The Lure of Technocracy rassemble dix interventions en 150 pages. Dans les sept premiers textes, Habermas revient sur son principal objet d’intervention depuis les années 2000 : les défis auxquels doit faire face l’Union européenne. Ces interventions s’inscrivent dans la foulée de la crise financière et des dettes souveraines de 2008. Elles furent publiées en allemand en 2013. La préface à l’édition anglaise date d’août 2014, soit un an avant l’été de 2015 lors duquel le gouvernement grec dirigé par Syriza et Alexis Tsipras a perdu son bras de fer contre une Troïka déterminée à appliquer des politiques d’austérité à une économie grecque au bord du gouffre. Les interventions de l’ouvrage portent donc essentiellement sur les cinq années qui ont suivi la crise de 2008 ; plusieurs demeurent aussi pertinentes en 2016, mais elles sont antérieures au bras de fer de Tsipras et à la crise des réfugiés.

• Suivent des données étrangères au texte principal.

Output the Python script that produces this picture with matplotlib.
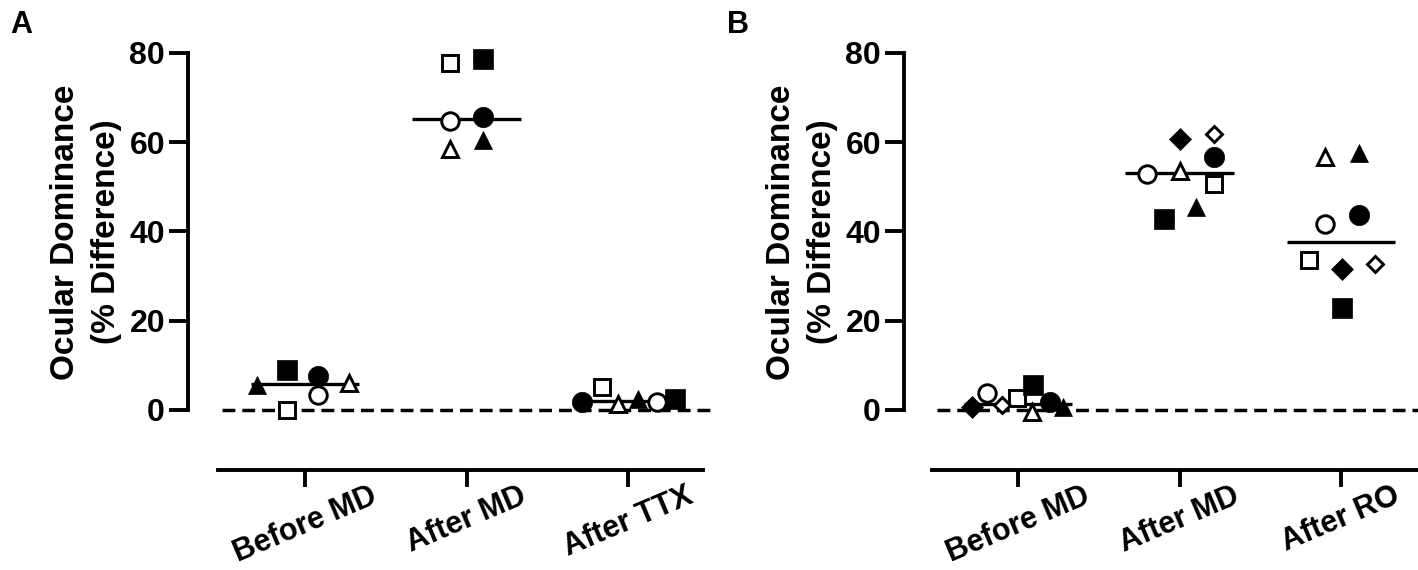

Le processus de construction de l’Union européenne est un projet complexe aux prises avec des défis de taille : l’élargissement à de nouveaux États-membres, l’approfondissement de l’intégration des premiers États-membres, le développement du fédéralisme fiscal et la question de l’étendue des pouvoirs dont devrait disposer la Cour européenne de justice. Ces enjeux, ainsi que celui du déficit démocratique de certaines institutions européennes, ont été au coeur de la réflexion de Habermas depuis les 20 dernières années. Plusieurs de ces questions s’inscrivent en continuité théorique avec sa réflexion antérieure sur le processus de réconciliation des deux Allemagne, notamment, et sur le patriotisme constitutionnel. Depuis 2008, deux fractures se sont amplifiées dans le cadre du processus de construction européenne. D’une part, des enjeux économiques et financiers rendus criants à travers la zone Euro par la crise de 2008. Cette première fracture a forcé les États de l’union monétaire européenne à une coopération toujours accrue. Habermas revient sur les défis auxquels fait face cette coopération. D’autre part, l’UE est aux prises avec un dégradé de replis nationalistes, allant du scepticisme britannique à la mise en péril des accords de Schengen, jusqu’à la remise en question des principes fondamentaux de l’État de droit constitutionnel, comme en Hongrie et en Pologne, en passant par les défenseurs des acquis de l’État providence dans le cadre des États nationaux. Les interventions de Lure of Technocracy portent essentiellement sur les débats structuraux liés au processus d’intégration européenne.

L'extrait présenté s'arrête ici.